Ginger has been reported as having an inhibitory effect in different cancers. We have also shown it to have an inhibitory effect on Raji cells. Gingerol has been shown to prevent metastasis of lung cancer in mice and it is seen to be due to stimulus of host immune system (Yasmin Anum et al., 2008). Anti-angiogenetic properties have been reported in ginger which helps to prevent tumor growth and metastasis (Kim et al., 2005). Recent studies from UK have also show that ginger has a role in controlling prostrate cancer (Khan et al., 2008). Our studies have also shown an inhibitory effect of ginger extract on Raji cell growth with IC50 at 20 μg mL-1.

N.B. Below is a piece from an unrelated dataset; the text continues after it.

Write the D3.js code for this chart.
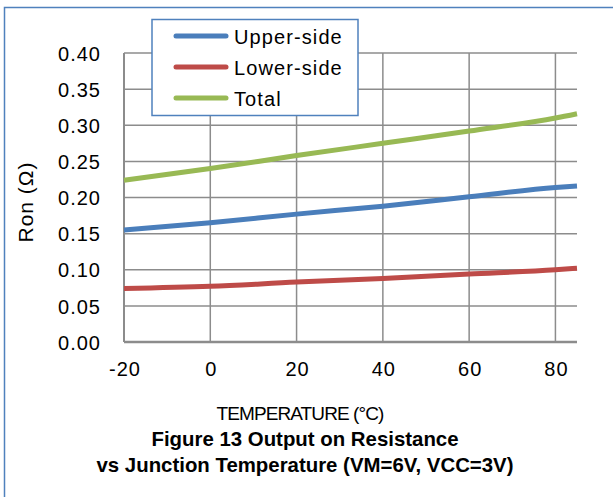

Ginger extract has an inhibitory effect on it and the amount of OSA in Raji cells is obviously lessened after treatment. As, SA reduction in sera is an indicator of response to anti-cancer treatment it is interesting to notice that OSA is targeted by ginger extract though the exact mechanism by which it is so will have to be further studied.
ACKNOWLEDGMENT
The authors wish to acknowledge EMGEN and Pasteur Institute of Iran for financing this collaborative project.